Bellagio will keep occupancy levels to 30 percent or less for safety reasons — far below the 93.4 percent occupancy that Strip casinos saw in June 2019, according to data from the Las Vegas Convention and Visitors Authority.
Thayer said The Strat, located near the north end of the Strip, started bringing back employees a week ago and expects to bring 600 to 700 employees — about 40 percent of what it had before — back for its first reopening phase.
“As volumes start picking up a little bit, we plan on bringing back as many as we can,” he said. For the employees who have returned, “it’s like friends reuniting. We haven’t seen each other in forever. It’s a lot of far-distance hugs. … People are just excited to get back to work and ready to go.”
Strow said Boyd started bringing back “several thousand” employees, and has so far reopened 12 casinos across the U.S. Twenty-one of the company’s 29 properties are set to open by June 4.
“We’ve got a lot of practice (reopening) under our belt, and so we’ve gotten pretty good at this process,” Strow said. “We’re confident we’ll be able to operate pretty smoothly come June 4.”
The Strat will have one final cleaning and disinfecting process before letting in guests at 8 a.m. Thursday.

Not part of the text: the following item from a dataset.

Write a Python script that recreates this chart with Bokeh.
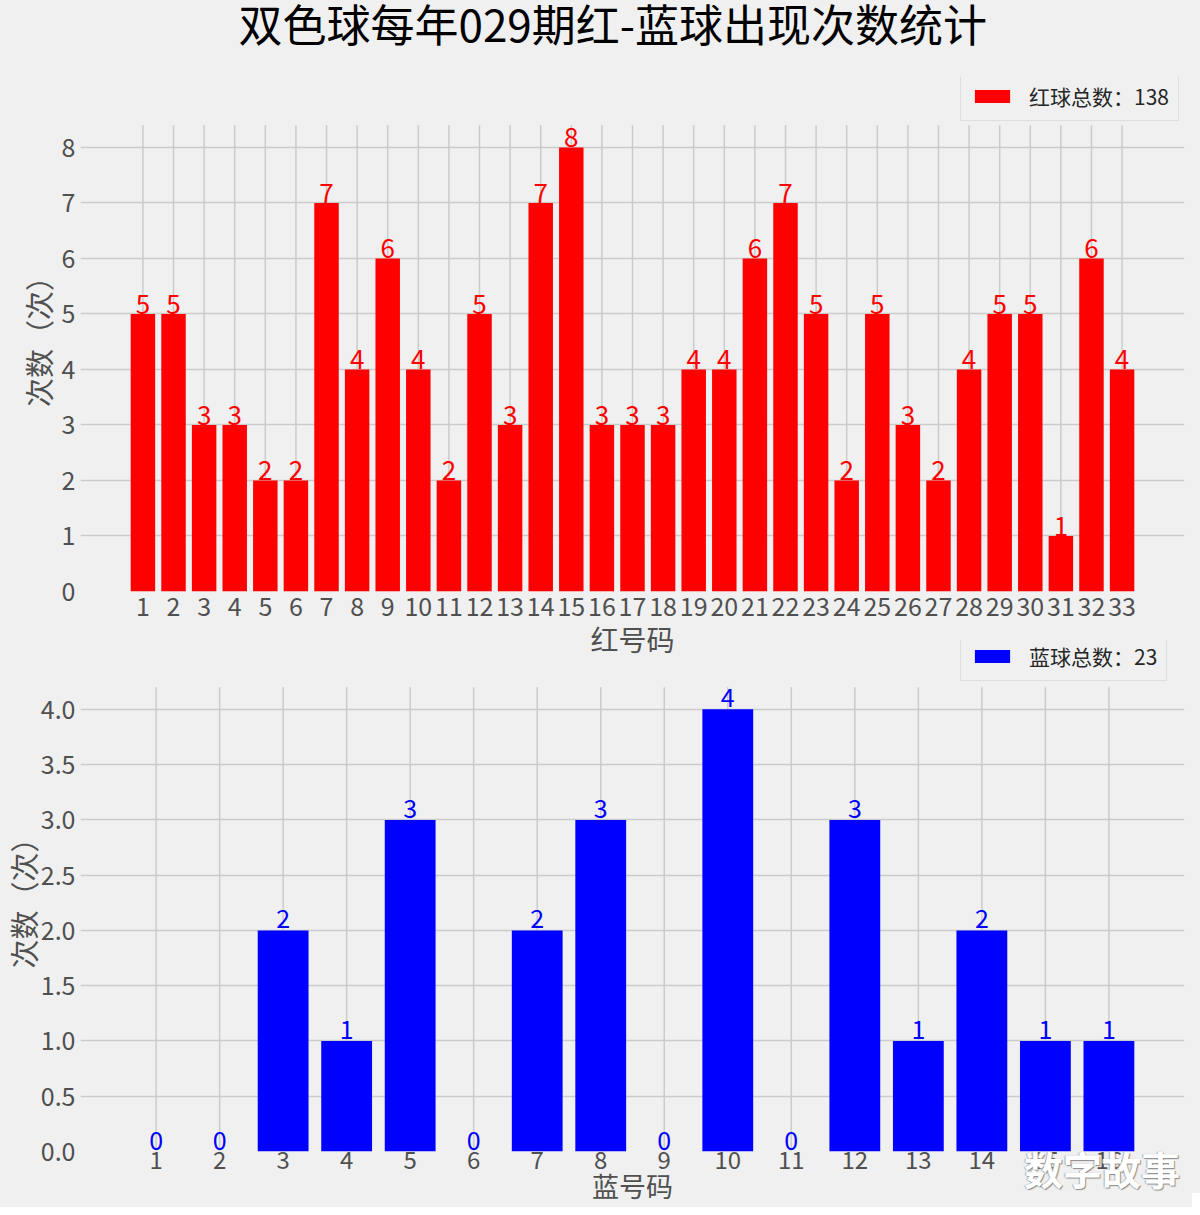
from bokeh.plotting import figure
from bokeh.models import (ColumnDataSource, FixedTicker, Legend, LegendItem, Div,
                          Range1d, NumeralTickFormatter, Title)
from bokeh.layouts import column
from bokeh.core.properties import value
from bokeh.embed import file_html
from bokeh.resources import INLINE

# ---------------- data ----------------
red_numbers = list(range(1, 34))
red_counts = [5, 5, 3, 3, 2, 2, 7, 4, 6, 4, 2, 5, 3, 7, 8, 3, 3,
              3, 4, 4, 6, 7, 5, 2, 5, 3, 2, 4, 5, 5, 1, 6, 4]
blue_numbers = list(range(1, 17))
blue_counts = [0, 0, 2, 1, 3, 0, 2, 3, 0, 4, 0, 3, 1, 2, 1, 1]

title_text = "双色球每年029期红-蓝球出现次数统计"
red_legend = "红球总数：%d" % sum(red_counts)
blue_legend = "蓝球总数：%d" % sum(blue_counts)
red_xlabel = "红号码"
blue_xlabel = "蓝号码"
ylabel = "次数（次）"
red_yticks = [0, 1, 2, 3, 4, 5, 6, 7, 8]
blue_yticks = [0.0, 0.5, 1.0, 1.5, 2.0, 2.5, 3.0, 3.5, 4.0]
watermark = "数字故事"

# ---------------- style ----------------
BG = "#f0f0f0"
GRID = "#cbcbcb"
TXT = "#505050"
CJK = "Noto Sans CJK SC"
RED_YLIM = 8.4      # axes limit of the red panel (grid extent)
BLUE_YLIM = 4.2     # axes limit of the blue panel (grid extent)


def style(p):
    p.background_fill_color = BG
    p.border_fill_color = BG
    p.outline_line_color = None
    for ax in p.axis:
        ax.axis_line_color = None
        ax.major_tick_line_color = None
        ax.minor_tick_line_color = None
        ax.major_tick_out = 0
        ax.major_tick_in = 0
        ax.minor_tick_out = 0
        ax.major_label_text_font = CJK
        ax.major_label_text_font_size = "25px"
        ax.major_label_text_color = TXT
        ax.major_label_standoff = 5
        ax.axis_label_text_font = CJK
        ax.axis_label_text_color = TXT
        ax.axis_label_text_font_style = "normal"
        ax.axis_label_standoff = 0
    p.xaxis.axis_label_text_font_size = "28px"
    p.yaxis.axis_label_text_font_size = "29px"
    p.ygrid.grid_line_color = GRID
    p.ygrid.grid_line_width = 1.5
    p.xgrid.grid_line_color = None


def make_legend(item, loc):
    return Legend(items=[item], location=loc, orientation="vertical",
                  label_text_font=CJK, label_text_font_size="21px",
                  label_text_line_height=1.0,
                  label_text_color="#262626", glyph_width=44, glyph_height=16,
                  label_standoff=15, padding=9, spacing=0, margin=0,
                  label_height=21, border_line_color="#cccccc",
                  border_line_width=1, background_fill_color=BG,
                  background_fill_alpha=1.0)


# ---------------- top: red balls ----------------
src_r = ColumnDataSource(dict(x=red_numbers, top=red_counts,
                              lab=[str(v) for v in red_counts]))
p1 = figure(width=1208, height=689, x_range=Range1d(-1.04, 35.04),
            y_range=Range1d(0, 9.26), output_backend="svg", toolbar_location=None,
            min_border_left=88, min_border_right=8, min_border_top=72,
            min_border_bottom=81, margin=(-17, 0, 0, -8))
p1.title.text = title_text
p1.title.text_font = CJK
p1.title.text_font_size = "44px"
p1.title.text_font_style = "normal"
p1.title.text_color = "#000000"
p1.title.align = "left"
p1.title.offset = 158
p1.add_layout(Title(text=" ", text_font_size="6px"), "above")

p1.segment(x0="x", y0=0, x1="x", y1=RED_YLIM, source=src_r, line_color=GRID,
           line_width=1.5, level="underlay")
r_red = p1.vbar(x="x", top="top", width=0.8, source=src_r,
                fill_color="#ff0000", line_color=None)
p1.text(x="x", y="top", text="lab", source=src_r, text_align="center",
        text_baseline="bottom", text_color="#ff0000", text_font=value(CJK),
        text_font_size="26px", y_offset=0)
p1.xaxis.ticker = FixedTicker(ticks=red_numbers)
p1.yaxis.ticker = FixedTicker(ticks=red_yticks)
p1.yaxis.bounds = (0, RED_YLIM)
p1.xaxis.axis_label = red_xlabel
p1.yaxis.axis_label = ylabel
style(p1)
p1.add_layout(make_legend(LegendItem(label=red_legend, renderers=[r_red]), (880, 470)))

# ---------------- bottom: blue balls ----------------
src_b = ColumnDataSource(dict(x=blue_numbers, top=blue_counts,
                              lab=[str(v) for v in blue_counts]))
p2 = figure(width=1208, height=567, x_range=Range1d(-0.19, 17.19),
            y_range=Range1d(0, 4.623), output_backend="svg", toolbar_location=None,
            min_border_left=88, min_border_right=8, min_border_top=0,
            min_border_bottom=55, margin=(-32, 0, 0, -8))
p2.segment(x0="x", y0=0, x1="x", y1=BLUE_YLIM, source=src_b, line_color=GRID,
           line_width=1.5, level="underlay")
r_blue = p2.vbar(x="x", top="top", width=0.8, source=src_b,
                 fill_color="#0000ff", line_color=None)
p2.text(x="x", y="top", text="lab", source=src_b, text_align="center",
        text_baseline="bottom", text_color="#0000ff", text_font=value(CJK),
        text_font_size="25px", y_offset=-2)
p2.xaxis.ticker = FixedTicker(ticks=blue_numbers)
p2.yaxis.ticker = FixedTicker(ticks=blue_yticks)
p2.yaxis.formatter = NumeralTickFormatter(format="0.0")
p2.yaxis.bounds = (0, BLUE_YLIM)
p2.xaxis.axis_label = blue_xlabel
p2.yaxis.axis_label = ylabel
style(p2)
p2.xaxis.major_label_text_font_size = "24px"
p2.xaxis.axis_label_text_font_size = "27px"
p2.xaxis.major_label_standoff = -1
p2.xaxis.axis_label_standoff = -6
p2.yaxis.axis_label_standoff = -6
p2.background_fill_alpha = 0
p2.add_layout(make_legend(LegendItem(label=blue_legend, renderers=[r_blue]), (880, 470)))

wm = Div(text=watermark, width=175, height=50, margin=(-64, 0, 0, 1024),
         styles={"color": "#ffffff", "font-family": CJK, "font-size": "39px",
                 "font-weight": "bold", "line-height": "50px",
                 "text-shadow": "1px 1px 1px #8a8a8a, -1px 0 1px #b0b0b0"})

layout = column(p1, p2, wm, spacing=0, styles={"background-color": BG})
open("out.html", "w").write(file_html(layout, INLINE))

The property has no self-restrictions on how many rooms it will fill, and expects 35 percent to 40 percent occupancy during the weekend. Thayer expects a slow week compared with what staff is used to but said business is expected to ramp up quickly, adding that he believes business will be “pretty strong” on July 4 weekend.
“The word has got to get out, and people have to experience it,” he said. “We want to make sure that it’s controlled, it’s done right, but it’s still fun.”